S'agissant des projets triennaux pour les associations, rien ne s'oppose, dans le décret, à des financements sur trois ans. En fait, le décret et tout le budget de l'État répondent à la même logique : les financements ne peuvent pas aller au-delà de cinq ans. Mais une association peut être financée sur plusieurs années.

J'entends les appels à une logique de parcours, et à un pilotage interministériel. Je rappelle que la CNSA est la maison commune de l'autonomie. Elle permet de regrouper l'ensemble des acteurs et d'animer les structures locales. C'est une structure d'appui aux territoires, et il me semblerait dommage d'en créer une nouvelle. Mais peut-être faudrait-il réfléchir à la manière d'équiper la Caisse pour qu'elle joue un rôle plus interministériel, avec la capacité d'animer d'autres ministères : logement, transport et cohésion des territoires.

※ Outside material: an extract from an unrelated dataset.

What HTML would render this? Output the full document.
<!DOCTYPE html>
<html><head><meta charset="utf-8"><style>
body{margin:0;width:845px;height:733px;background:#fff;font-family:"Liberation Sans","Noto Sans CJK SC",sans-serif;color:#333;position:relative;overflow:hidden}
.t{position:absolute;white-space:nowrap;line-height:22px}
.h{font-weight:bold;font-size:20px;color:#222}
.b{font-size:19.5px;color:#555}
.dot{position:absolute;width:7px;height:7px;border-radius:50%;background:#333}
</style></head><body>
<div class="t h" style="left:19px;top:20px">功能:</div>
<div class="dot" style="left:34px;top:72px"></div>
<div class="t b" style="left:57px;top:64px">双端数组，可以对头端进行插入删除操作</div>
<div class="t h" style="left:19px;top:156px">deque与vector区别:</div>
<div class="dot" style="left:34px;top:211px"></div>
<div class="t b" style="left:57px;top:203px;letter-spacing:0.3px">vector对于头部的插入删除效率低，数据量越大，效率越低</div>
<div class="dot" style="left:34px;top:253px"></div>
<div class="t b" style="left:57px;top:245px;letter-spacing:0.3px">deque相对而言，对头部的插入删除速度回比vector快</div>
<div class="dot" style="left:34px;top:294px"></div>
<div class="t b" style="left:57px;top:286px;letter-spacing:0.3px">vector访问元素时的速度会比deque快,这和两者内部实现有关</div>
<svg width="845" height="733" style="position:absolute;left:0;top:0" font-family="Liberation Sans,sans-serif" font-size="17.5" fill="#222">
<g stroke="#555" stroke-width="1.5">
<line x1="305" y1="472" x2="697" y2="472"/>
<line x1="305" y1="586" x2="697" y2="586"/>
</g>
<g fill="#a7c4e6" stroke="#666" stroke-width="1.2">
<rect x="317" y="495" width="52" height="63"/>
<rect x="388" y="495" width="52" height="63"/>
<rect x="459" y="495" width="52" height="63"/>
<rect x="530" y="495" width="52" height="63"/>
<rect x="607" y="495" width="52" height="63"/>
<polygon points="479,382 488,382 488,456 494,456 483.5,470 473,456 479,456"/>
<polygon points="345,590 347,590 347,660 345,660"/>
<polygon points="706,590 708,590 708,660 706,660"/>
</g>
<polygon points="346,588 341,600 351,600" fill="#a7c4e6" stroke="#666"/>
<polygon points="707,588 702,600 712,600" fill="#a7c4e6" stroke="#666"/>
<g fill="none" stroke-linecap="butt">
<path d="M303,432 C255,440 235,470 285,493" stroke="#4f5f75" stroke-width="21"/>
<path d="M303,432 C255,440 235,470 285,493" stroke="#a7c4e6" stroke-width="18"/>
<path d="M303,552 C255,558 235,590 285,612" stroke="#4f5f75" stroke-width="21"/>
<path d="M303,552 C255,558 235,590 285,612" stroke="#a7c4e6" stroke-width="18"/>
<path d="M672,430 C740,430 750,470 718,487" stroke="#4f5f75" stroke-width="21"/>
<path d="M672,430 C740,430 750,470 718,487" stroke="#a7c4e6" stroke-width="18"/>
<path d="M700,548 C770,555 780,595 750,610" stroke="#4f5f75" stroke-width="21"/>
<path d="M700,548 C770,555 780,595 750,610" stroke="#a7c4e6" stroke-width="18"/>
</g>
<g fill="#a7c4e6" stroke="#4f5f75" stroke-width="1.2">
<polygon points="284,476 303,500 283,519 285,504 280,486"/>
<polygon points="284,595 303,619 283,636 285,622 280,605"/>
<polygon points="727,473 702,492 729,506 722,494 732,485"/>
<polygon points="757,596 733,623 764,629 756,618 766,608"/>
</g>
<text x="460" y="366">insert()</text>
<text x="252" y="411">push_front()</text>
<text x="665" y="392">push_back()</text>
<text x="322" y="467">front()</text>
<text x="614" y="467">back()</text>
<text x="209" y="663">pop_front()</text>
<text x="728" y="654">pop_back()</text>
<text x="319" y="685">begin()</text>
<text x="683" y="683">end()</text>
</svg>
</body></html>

Je préfère proposer à la CNSA une feuille de route comprenant un volet dédié à l'exercice interministériel plutôt que créer une nouvelle délégation. Je crains que la juxtaposition d'un délégué interministériel et de la CNSA, avec une présidente et un directeur général, n'ajoute des couches à notre mille-feuille administratif.

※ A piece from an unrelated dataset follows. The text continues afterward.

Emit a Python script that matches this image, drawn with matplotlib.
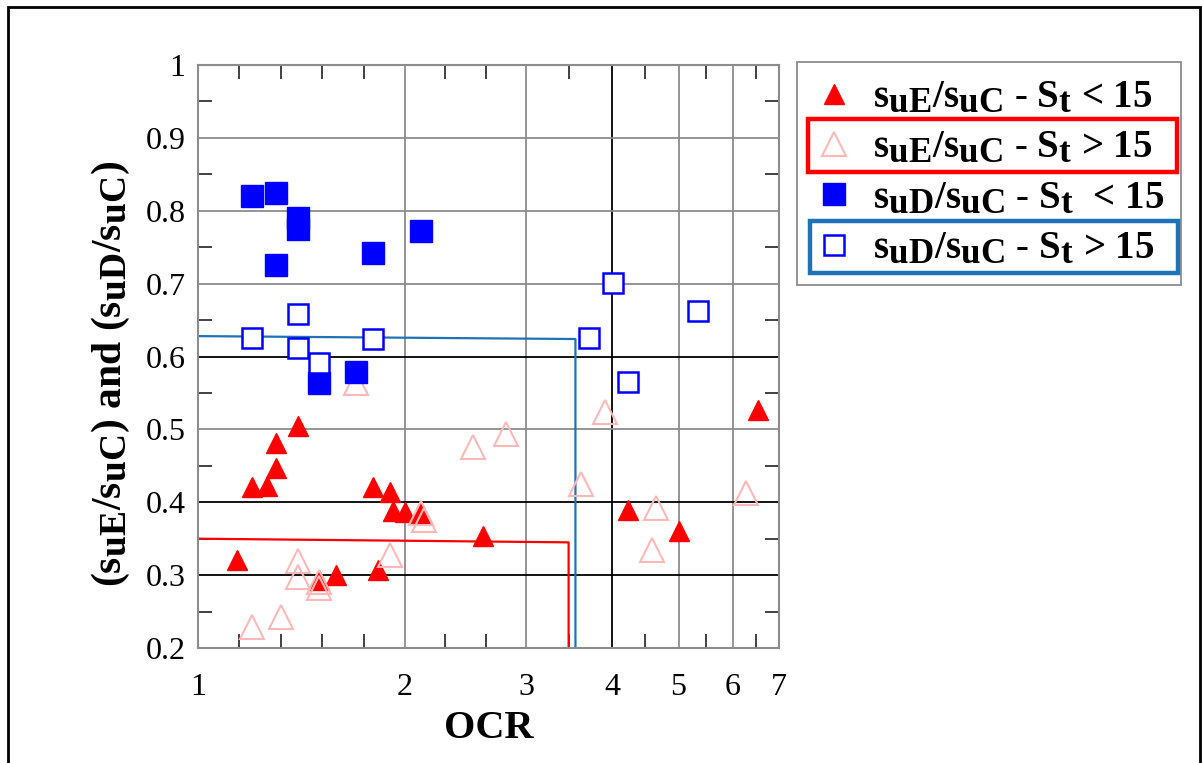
import numpy as np
import matplotlib
matplotlib.use("Agg")
import matplotlib.pyplot as plt
from matplotlib.patches import Rectangle
from matplotlib.ticker import FixedLocator, NullFormatter

try:
    # subscripts in the original are nearly full size
    import matplotlib._mathtext as _mt
    _mt.SHRINK_FACTOR = 0.9
except Exception:
    pass

plt.rcParams["font.family"] = ["Liberation Serif", "DejaVu Serif"]
plt.rcParams["mathtext.fontset"] = "custom"
plt.rcParams["mathtext.rm"] = "Liberation Serif"
plt.rcParams["mathtext.bf"] = "Liberation Serif:bold"
plt.rcParams["mathtext.it"] = "Liberation Serif:italic"

# suE/suC, St < 15 (filled red triangles)
e_lo_ocr = [1.40, 1.30, 1.30, 1.20, 1.26, 1.80, 1.90, 1.92, 2.00, 2.10, 2.60, 1.14, 1.50, 1.59, 1.83, 4.22, 5.00, 6.52]
e_lo_val = [0.505, 0.481, 0.447, 0.421, 0.422, 0.421, 0.414, 0.388, 0.387, 0.385, 0.354, 0.321, 0.293, 0.300, 0.307, 0.389, 0.360, 0.526]

# suE/suC, St > 15 (hollow pink triangles)
e_hi_ocr = [1.70, 2.51, 2.81, 3.91, 3.61, 2.11, 2.13, 1.90, 1.40, 1.40, 1.50, 1.50, 1.20, 1.32, 4.63, 4.58, 6.27]
e_hi_val = [0.564, 0.476, 0.494, 0.524, 0.425, 0.385, 0.376, 0.328, 0.320, 0.298, 0.290, 0.283, 0.229, 0.243, 0.392, 0.334, 0.413]

# suD/suC, St < 15 (filled blue squares)
d_lo_ocr = [1.20, 1.30, 1.40, 1.40, 1.30, 1.80, 2.11, 1.50, 1.70]
d_lo_val = [0.820, 0.825, 0.790, 0.775, 0.725, 0.742, 0.772, 0.564, 0.579]

# suD/suC, St > 15 (hollow blue squares)
d_hi_ocr = [1.20, 1.40, 1.40, 1.50, 1.80, 4.01, 5.33, 3.71, 4.22]
d_hi_val = [0.625, 0.658, 0.611, 0.591, 0.624, 0.701, 0.662, 0.625, 0.565]

# reference lines
red_line_x = [1.0, 3.46, 3.46]
red_line_y = [0.350, 0.345, 0.2]
blue_line_x = [1.0, 3.54, 3.54]
blue_line_y = [0.628, 0.624, 0.2]

x_ticks = [1, 2, 3, 4, 5, 6, 7]
y_ticks = [0.2, 0.3, 0.4, 0.5, 0.6, 0.7, 0.8, 0.9, 1.0]
y_tick_labels = ["0.2", "0.3", "0.4", "0.5", "0.6", "0.7", "0.8", "0.9", "1"]

labels = [
    r"$\mathbf{s_{uE}/s_{uC}}$ - $\mathbf{S_t}$ < 15",
    r"$\mathbf{s_{uE}/s_{uC}}$ - $\mathbf{S_t}$ > 15",
    r"$\mathbf{s_{uD}/s_{uC}}$ - $\mathbf{S_t}$  < 15",
    r"$\mathbf{s_{uD}/s_{uC}}$ - $\mathbf{S_t}$ > 15",
]

red = "#ff0000"
pink = "#ffb8b8"
blue = "#0000ff"
line_blue = "#1f72b8"

fig = plt.figure(figsize=(12.02, 7.63), dpi=100)
ax = fig.add_axes([0.1647, 0.1507, 0.4834, 0.7641])
ax.set_xscale("log")
ax.set_xlim(1, 7)
ax.set_ylim(0.2, 1.0)

# grid
for xv in [2, 3, 4, 5, 6]:
    ax.axvline(xv, color="black" if xv == 4 else "#8c8c8c", lw=1.3, zorder=1)
for yv in [0.3, 0.4, 0.5, 0.6, 0.7, 0.8, 0.9]:
    ax.axhline(yv, color="black" if yv in (0.3, 0.4, 0.6) else "#8c8c8c", lw=1.3, zorder=1)

ax.plot(red_line_x, red_line_y, color=red, lw=1.6, zorder=2)
ax.plot(blue_line_x, blue_line_y, color=line_blue, lw=1.6, zorder=2)

h1, = ax.plot(e_lo_ocr, e_lo_val, ls="none", marker="^", ms=14, color=red, mec=red, zorder=3)
h2, = ax.plot(e_hi_ocr, e_hi_val, ls="none", marker="^", ms=17, mfc="none", mec=pink, mew=1.5, zorder=4)
h3, = ax.plot(d_lo_ocr, d_lo_val, ls="none", marker="s", ms=15.5, color=blue, mec=blue, zorder=5)
h4, = ax.plot(d_hi_ocr, d_hi_val, ls="none", marker="s", ms=14, mfc="white", mec=blue, mew=1.8, zorder=6)

ax.xaxis.set_major_locator(FixedLocator(x_ticks))
ax.set_xticklabels([str(v) for v in x_ticks])
minor_x = []
for a, b, n in [(1, 2, 5), (2, 3, 3), (3, 4, 2), (4, 5, 2), (5, 6, 2), (6, 7, 2)]:
    minor_x += list(np.geomspace(a, b, n + 1)[1:-1])
ax.xaxis.set_minor_locator(FixedLocator(minor_x))
ax.xaxis.set_minor_formatter(NullFormatter())
ax.set_yticks(y_ticks)
ax.set_yticklabels(y_tick_labels)
ax.yaxis.set_minor_locator(FixedLocator(np.arange(0.25, 1.0, 0.1)))

ax.tick_params(which="both", direction="in", top=True, right=True, color="#333333", width=1.3)
ax.tick_params(which="major", length=0, labelsize=23, pad=9)
ax.tick_params(axis="x", which="major", pad=18)
ax.tick_params(which="minor", length=10)
for sp in ax.spines.values():
    sp.set_color("#8c8c8c")
    sp.set_linewidth(1.5)

ax.set_xlabel("OCR", fontsize=29, fontweight="bold", labelpad=6)
ax.set_ylabel(r"($\mathbf{s_{uE}/s_{uC}}$) and ($\mathbf{s_{uD}/s_{uC}}$)",
              fontsize=30, fontweight="bold")
ax.yaxis.set_label_coords(-0.113, 0.47)

leg = fig.legend([h1, h2, h3, h4], labels, loc="upper left",
                 bbox_to_anchor=(797 / 1202, 1 - 62 / 763), bbox_transform=fig.transFigure,
                 prop={"size": 28, "weight": "bold"}, frameon=True, fancybox=False,
                 framealpha=1, edgecolor="#8c8c8c", borderpad=0.45, labelspacing=0.34,
                 handletextpad=0.5, handlelength=1.0, borderaxespad=0)
leg.get_frame().set_linewidth(1.3)

# highlight boxes around two legend rows
fig.patches.append(Rectangle((808 / 1202, 1 - 172 / 763), 369 / 1202, 53 / 763,
                             transform=fig.transFigure, fill=False, ec=red, lw=3.2, zorder=10))
fig.patches.append(Rectangle((810 / 1202, 1 - 273 / 763), 368 / 1202, 52 / 763,
                             transform=fig.transFigure, fill=False, ec=line_blue, lw=3.2, zorder=10))

# outer frame
fig.patches.append(Rectangle((8 / 1202, -0.01), 1192 / 1202, 1 - 7 / 763 + 0.01,
                             transform=fig.transFigure, fill=False, ec="black", lw=2, zorder=10))

fig.savefig("out.png", dpi=100)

Enfin, la question du financement global de la perte d'autonomie réclame encore beaucoup de travail. Ce sont 5 millions de personnes de plus de quatre-vingt-cinq ans qui seront concernées à l'horizon 2050, un tiers des personnes de plus de 60 ans en 2030. C'est un sujet sociétal majeur. Faut-il passer par une cinquième branche ou d'autres modes de financement assurantiel ? Je n'ai pas encore la réponse. Je crains que notre société n'ait pas aujourd'hui la capacité de financer une cinquième branche quand je vois notre difficulté à financer les quatre autres. C'est la raison pour laquelle je mise autant sur la prévention dans tous les secteurs : perte d'autonomie, mais également santé, de façon à réduire les coûts sociétaux de ces différentes branches. C'est pour moi un enjeu pour 2050.

Nous avons lancé plusieurs missions autour du modèle d'accompagnement des personnes âgées : une au Haut Conseil de la famille, de l'enfance et de l'âge (HCFEA) et une autre au Haut Conseil pour l'avenir de l'assurance maladie (HCAAM). J'attends les conclusions de ces travaux avant d'aller plus loin sur cette question financière.